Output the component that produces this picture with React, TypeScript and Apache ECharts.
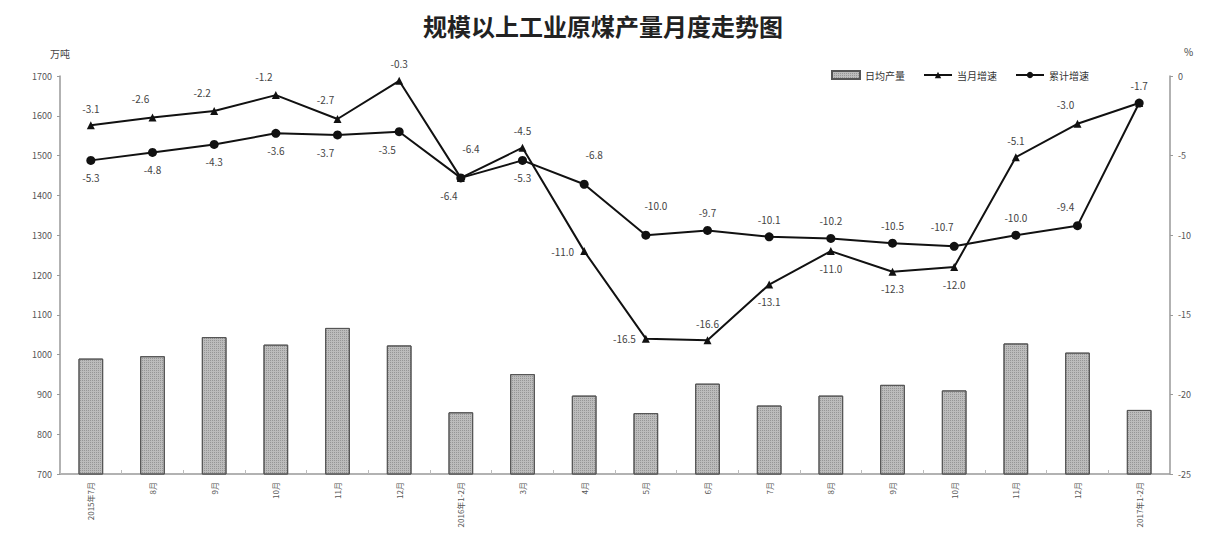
import React, { useEffect, useRef } from "react";
import * as echarts from "echarts";

// Months on the category axis
const months = [
  "2015年7月", "8月", "9月", "10月", "11月", "12月",
  "2016年1-2月", "3月", "4月", "5月", "6月", "7月", "8月", "9月", "10月", "11月", "12月",
  "2017年1-2月",
];

// 日均产量 (万吨)
const dailyOutput = [990, 996, 1044, 1025, 1067, 1023, 855, 951, 897, 853, 927, 872, 897, 924, 910, 1028, 1005, 861];

// 当月增速 (%)
const monthGrowth = [-3.1, -2.6, -2.2, -1.2, -2.7, -0.3, -6.4, -4.5, -11.0, -16.5, -16.6, -13.1, -11.0, -12.3, -12.0, -5.1, -3.0, -1.7];

// 累计增速 (%)
const cumGrowth = [-5.3, -4.8, -4.3, -3.6, -3.7, -3.5, -6.4, -5.3, -6.8, -10.0, -9.7, -10.1, -10.2, -10.5, -10.7, -10.0, -9.4, -1.7];

// Left / right axis ranges
const leftAxis = { min: 700, max: 1700, interval: 100 };
const rightAxis = { min: -25, max: 0, interval: 5 };

// Where each value label sits relative to its point
const monthLabelPos: (string | null)[] = [
  "top", "topLeft", "topLeft", "topLeft", "topLeft", "top", "topRight", "top", "left", "left",
  "top", "bottom", "bottom", "bottom", "bottom", "top", "topLeft", null,
];
const cumLabelPos: string[] = [
  "bottom", "bottom", "bottom", "bottom", "bottomLeft", "bottomLeft", "bottomLeft", "bottom", "topRight",
  "topRight", "top", "top", "top", "top", "topLeft", "top", "topLeft", "top",
];

const FONT = '"Noto Sans CJK SC", "Noto Sans", sans-serif';

function labelFor(pos: string | null) {
  if (!pos) return { show: false };
  const base: any = { show: true, distance: 8 };
  if (pos === "topRight") return { ...base, position: "top", offset: [10, -12] };
  if (pos === "topLeft") return { ...base, position: "top", offset: [-12, -2] };
  if (pos === "bottomLeft") return { ...base, position: "bottom", offset: [-12, 0] };
  if (pos === "left") return { ...base, position: "left", distance: 6 };
  return { ...base, position: pos };
}

export default function App() {
  const ref = useRef<HTMLDivElement>(null);

  useEffect(() => {
    if (!ref.current) return;
    const chart = echarts.init(ref.current, null, { renderer: "svg" });

    const labelStyle = {
      fontSize: 10,
      color: "#444",
      fontFamily: FONT,
      formatter: (p: any) => Number(p.value).toFixed(1),
    };

    chart.setOption({
      animation: false,
      backgroundColor: "#fff",
      textStyle: { fontFamily: FONT },
      title: {
        text: "规模以上工业原煤产量月度走势图",
        left: "center",
        top: 8,
        textStyle: { fontSize: 24, fontWeight: "bold", color: "#222", fontFamily: FONT },
      },
      legend: {
        right: 112,
        top: 65,
        itemGap: 18,
        itemWidth: 28,
        itemHeight: 8,
        textStyle: { fontSize: 10, color: "#333" },
        data: [
          { name: "日均产量", icon: "rect" },
          { name: "当月增速" },
          { name: "累计增速" },
        ],
      },
      grid: { left: 60, right: 36, top: 76, bottom: 71 },
      xAxis: {
        type: "category",
        data: months,
        boundaryGap: true,
        axisLine: { onZero: false, lineStyle: { color: "#999", width: 1.5 } },
        axisTick: { show: true, inside: true, length: 4, lineStyle: { color: "#bbb" } },
        axisLabel: { rotate: 90, fontSize: 8, color: "#555", margin: 8, interval: 0 },
      },
      yAxis: [
        {
          type: "value",
          ...leftAxis,
          name: "万吨",
          nameGap: 18,
          nameTextStyle: { fontSize: 10, color: "#444", align: "center" },
          axisLine: { show: true, lineStyle: { color: "#999", width: 1.5 } },
          axisTick: { show: true, length: 3, lineStyle: { color: "#999" } },
          axisLabel: { fontSize: 9, color: "#555", margin: 8, formatter: (v: number) => String(v) },
          splitLine: { show: false },
        },
        {
          type: "value",
          ...rightAxis,
          name: "%",
          nameGap: 20,
          nameTextStyle: { fontSize: 10, color: "#444", align: "left", padding: [0, 0, 0, 14] },
          axisLine: { show: true, lineStyle: { color: "#999", width: 1.5 } },
          axisTick: { show: true, length: 3, lineStyle: { color: "#999" } },
          axisLabel: { fontSize: 9, color: "#555", margin: 8, formatter: (v: number) => String(v) },
          splitLine: { show: false },
        },
      ],
      series: [
        {
          name: "日均产量",
          type: "bar",
          yAxisIndex: 0,
          barWidth: "40%",
          data: dailyOutput,
          itemStyle: {
            color: "#bcbcbc",
            borderColor: "#555",
            borderWidth: 1,
            decal: {
              symbol: "rect",
              symbolSize: 1,
              dashArrayX: [1, 1],
              dashArrayY: [1, 1],
              color: "rgba(80,80,80,0.35)",
            },
          },
        },
        {
          name: "当月增速",
          type: "line",
          yAxisIndex: 1,
          symbol: "triangle",
          symbolSize: 8,
          lineStyle: { color: "#111", width: 2 },
          itemStyle: { color: "#111" },
          data: monthGrowth.map((v, i) => ({ value: v, label: labelFor(monthLabelPos[i]) })),
          label: labelStyle,
          z: 3,
        },
        {
          name: "累计增速",
          type: "line",
          yAxisIndex: 1,
          symbol: "circle",
          symbolSize: 9,
          lineStyle: { color: "#111", width: 2 },
          itemStyle: { color: "#111" },
          data: cumGrowth.map((v, i) => ({ value: v, label: labelFor(cumLabelPos[i]) })),
          label: labelStyle,
          z: 4,
        },
      ],
    });

    return () => chart.dispose();
  }, []);

  return (
    <div
      ref={ref}
      style={{ position: "fixed", left: 0, top: 0, width: 1206, height: 545, background: "#fff" }}
    />
  );
}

★ ★ ★ ★ ★

• **Your instructions**: Leave out the pictures and restate, word for word, the lines from the top of the data through the line containing "const ref = useRef<HTMLDivElement>(null);", both included.

• **Response to this exercise**:
Output the component that produces this picture with React, TypeScript and Apache ECharts.
import React, { useEffect, useRef } from "react";
import * as echarts from "echarts";

// Months on the category axis
const months = [
  "2015年7月", "8月", "9月", "10月", "11月", "12月",
  "2016年1-2月", "3月", "4月", "5月", "6月", "7月", "8月", "9月", "10月", "11月", "12月",
  "2017年1-2月",
];

// 日均产量 (万吨)
const dailyOutput = [990, 996, 1044, 1025, 1067, 1023, 855, 951, 897, 853, 927, 872, 897, 924, 910, 1028, 1005, 861];

// 当月增速 (%)
const monthGrowth = [-3.1, -2.6, -2.2, -1.2, -2.7, -0.3, -6.4, -4.5, -11.0, -16.5, -16.6, -13.1, -11.0, -12.3, -12.0, -5.1, -3.0, -1.7];

// 累计增速 (%)
const cumGrowth = [-5.3, -4.8, -4.3, -3.6, -3.7, -3.5, -6.4, -5.3, -6.8, -10.0, -9.7, -10.1, -10.2, -10.5, -10.7, -10.0, -9.4, -1.7];

// Left / right axis ranges
const leftAxis = { min: 700, max: 1700, interval: 100 };
const rightAxis = { min: -25, max: 0, interval: 5 };

// Where each value label sits relative to its point
const monthLabelPos: (string | null)[] = [
  "top", "topLeft", "topLeft", "topLeft", "topLeft", "top", "topRight", "top", "left", "left",
  "top", "bottom", "bottom", "bottom", "bottom", "top", "topLeft", null,
];
const cumLabelPos: string[] = [
  "bottom", "bottom", "bottom", "bottom", "bottomLeft", "bottomLeft", "bottomLeft", "bottom", "topRight",
  "topRight", "top", "top", "top", "top", "topLeft", "top", "topLeft", "top",
];

const FONT = '"Noto Sans CJK SC", "Noto Sans", sans-serif';

function labelFor(pos: string | null) {
  if (!pos) return { show: false };
  const base: any = { show: true, distance: 8 };
  if (pos === "topRight") return { ...base, position: "top", offset: [10, -12] };
  if (pos === "topLeft") return { ...base, position: "top", offset: [-12, -2] };
  if (pos === "bottomLeft") return { ...base, position: "bottom", offset: [-12, 0] };
  if (pos === "left") return { ...base, position: "left", distance: 6 };
  return { ...base, position: pos };
}

export default function App() {
  const ref = useRef<HTMLDivElement>(null);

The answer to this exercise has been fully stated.